Problem: Repeat what the lines below say, word for word, and skip every image.

Given data:
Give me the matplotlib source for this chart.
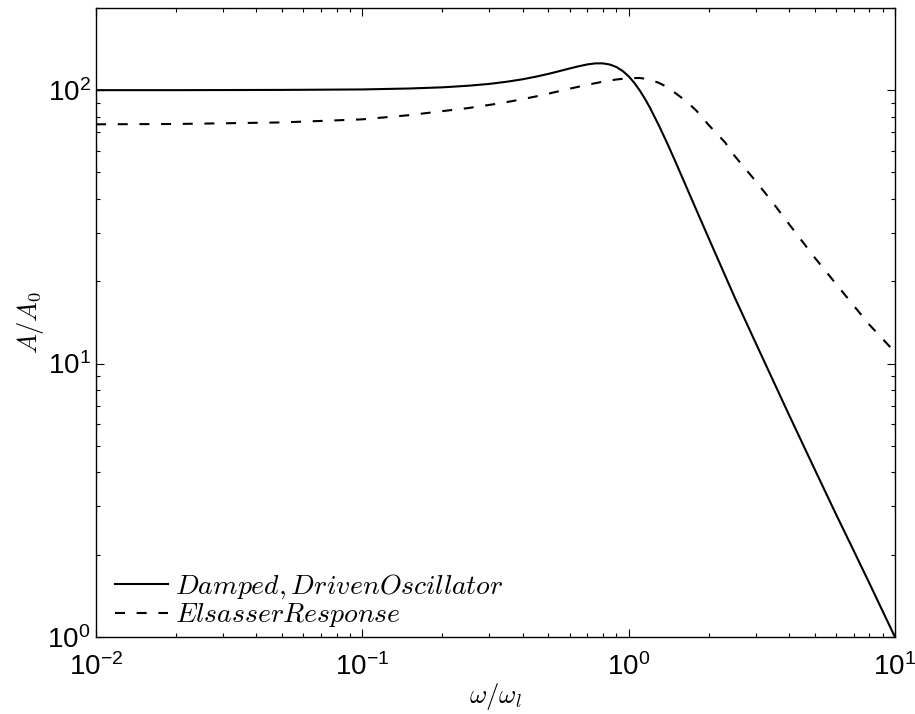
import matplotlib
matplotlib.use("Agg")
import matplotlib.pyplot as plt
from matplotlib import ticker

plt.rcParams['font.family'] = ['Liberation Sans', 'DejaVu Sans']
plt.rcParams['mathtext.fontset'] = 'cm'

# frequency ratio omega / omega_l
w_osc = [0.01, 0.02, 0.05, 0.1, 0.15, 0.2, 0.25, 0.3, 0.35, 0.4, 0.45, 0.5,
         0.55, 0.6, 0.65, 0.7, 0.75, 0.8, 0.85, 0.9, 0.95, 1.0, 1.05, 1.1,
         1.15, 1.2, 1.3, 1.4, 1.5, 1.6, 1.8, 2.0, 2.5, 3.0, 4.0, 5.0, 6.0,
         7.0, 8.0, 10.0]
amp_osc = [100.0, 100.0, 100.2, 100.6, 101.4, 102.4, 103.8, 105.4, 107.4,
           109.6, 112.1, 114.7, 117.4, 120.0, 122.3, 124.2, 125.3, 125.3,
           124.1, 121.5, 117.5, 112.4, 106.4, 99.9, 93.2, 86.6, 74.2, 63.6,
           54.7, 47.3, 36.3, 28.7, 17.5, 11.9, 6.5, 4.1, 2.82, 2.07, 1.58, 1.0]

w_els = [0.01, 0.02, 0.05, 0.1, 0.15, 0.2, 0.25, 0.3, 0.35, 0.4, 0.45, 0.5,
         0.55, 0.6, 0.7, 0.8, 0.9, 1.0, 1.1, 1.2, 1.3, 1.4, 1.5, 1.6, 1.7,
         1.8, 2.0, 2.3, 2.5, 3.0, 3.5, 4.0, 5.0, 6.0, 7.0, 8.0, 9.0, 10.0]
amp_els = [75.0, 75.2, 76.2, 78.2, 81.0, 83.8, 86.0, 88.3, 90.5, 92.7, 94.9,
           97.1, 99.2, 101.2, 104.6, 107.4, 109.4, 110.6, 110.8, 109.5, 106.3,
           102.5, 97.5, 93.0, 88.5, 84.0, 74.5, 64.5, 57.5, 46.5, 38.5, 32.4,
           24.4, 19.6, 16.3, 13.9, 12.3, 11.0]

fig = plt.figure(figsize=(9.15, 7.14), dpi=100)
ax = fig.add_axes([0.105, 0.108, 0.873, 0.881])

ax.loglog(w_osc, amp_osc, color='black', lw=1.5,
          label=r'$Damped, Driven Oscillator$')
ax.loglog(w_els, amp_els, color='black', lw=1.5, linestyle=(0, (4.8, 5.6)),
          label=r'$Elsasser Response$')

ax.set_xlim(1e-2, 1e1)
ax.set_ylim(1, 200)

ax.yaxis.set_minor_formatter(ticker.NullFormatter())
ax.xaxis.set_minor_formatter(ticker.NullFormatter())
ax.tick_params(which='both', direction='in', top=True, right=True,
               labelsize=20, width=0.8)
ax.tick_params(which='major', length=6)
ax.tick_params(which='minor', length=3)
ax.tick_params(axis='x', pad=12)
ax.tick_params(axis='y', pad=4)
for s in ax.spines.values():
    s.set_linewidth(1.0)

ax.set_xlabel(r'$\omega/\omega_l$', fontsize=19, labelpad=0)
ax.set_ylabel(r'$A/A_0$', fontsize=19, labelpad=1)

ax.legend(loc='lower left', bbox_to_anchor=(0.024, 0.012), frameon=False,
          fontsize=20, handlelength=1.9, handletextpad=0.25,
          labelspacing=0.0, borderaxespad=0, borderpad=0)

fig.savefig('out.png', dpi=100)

Output:
Give me the matplotlib source for this chart.
import matplotlib
matplotlib.use("Agg")
import matplotlib.pyplot as plt
from matplotlib import ticker

plt.rcParams['font.family'] = ['Liberation Sans', 'DejaVu Sans']
plt.rcParams['mathtext.fontset'] = 'cm'

# frequency ratio omega / omega_l
w_osc = [0.01, 0.02, 0.05, 0.1, 0.15, 0.2, 0.25, 0.3, 0.35, 0.4, 0.45, 0.5,
         0.55, 0.6, 0.65, 0.7, 0.75, 0.8, 0.85, 0.9, 0.95, 1.0, 1.05, 1.1,
         1.15, 1.2, 1.3, 1.4, 1.5, 1.6, 1.8, 2.0, 2.5, 3.0, 4.0, 5.0, 6.0,
         7.0, 8.0, 10.0]
amp_osc = [100.0, 100.0, 100.2, 100.6, 101.4, 102.4, 103.8, 105.4, 107.4,
           109.6, 112.1, 114.7, 117.4, 120.0, 122.3, 124.2, 125.3, 125.3,
           124.1, 121.5, 117.5, 112.4, 106.4, 99.9, 93.2, 86.6, 74.2, 63.6,
           54.7, 47.3, 36.3, 28.7, 17.5, 11.9, 6.5, 4.1, 2.82, 2.07, 1.58, 1.0]

w_els = [0.01, 0.02, 0.05, 0.1, 0.15, 0.2, 0.25, 0.3, 0.35, 0.4, 0.45, 0.5,
         0.55, 0.6, 0.7, 0.8, 0.9, 1.0, 1.1, 1.2, 1.3, 1.4, 1.5, 1.6, 1.7,
         1.8, 2.0, 2.3, 2.5, 3.0, 3.5, 4.0, 5.0, 6.0, 7.0, 8.0, 9.0, 10.0]
amp_els = [75.0, 75.2, 76.2, 78.2, 81.0, 83.8, 86.0, 88.3, 90.5, 92.7, 94.9,
           97.1, 99.2, 101.2, 104.6, 107.4, 109.4, 110.6, 110.8, 109.5, 106.3,
           102.5, 97.5, 93.0, 88.5, 84.0, 74.5, 64.5, 57.5, 46.5, 38.5, 32.4,
           24.4, 19.6, 16.3, 13.9, 12.3, 11.0]

fig = plt.figure(figsize=(9.15, 7.14), dpi=100)
ax = fig.add_axes([0.105, 0.108, 0.873, 0.881])

ax.loglog(w_osc, amp_osc, color='black', lw=1.5,
          label=r'$Damped, Driven Oscillator$')
ax.loglog(w_els, amp_els, color='black', lw=1.5, linestyle=(0, (4.8, 5.6)),
          label=r'$Elsasser Response$')

ax.set_xlim(1e-2, 1e1)
ax.set_ylim(1, 200)

ax.yaxis.set_minor_formatter(ticker.NullFormatter())
ax.xaxis.set_minor_formatter(ticker.NullFormatter())
ax.tick_params(which='both', direction='in', top=True, right=True,
               labelsize=20, width=0.8)
ax.tick_params(which='major', length=6)
ax.tick_params(which='minor', length=3)
ax.tick_params(axis='x', pad=12)
ax.tick_params(axis='y', pad=4)
for s in ax.spines.values():
    s.set_linewidth(1.0)

ax.set_xlabel(r'$\omega/\omega_l$', fontsize=19, labelpad=0)
ax.set_ylabel(r'$A/A_0$', fontsize=19, labelpad=1)

ax.legend(loc='lower left', bbox_to_anchor=(0.024, 0.012), frameon=False,
          fontsize=20, handlelength=1.9, handletextpad=0.25,
          labelspacing=0.0, borderaxespad=0, borderpad=0)

fig.savefig('out.png', dpi=100)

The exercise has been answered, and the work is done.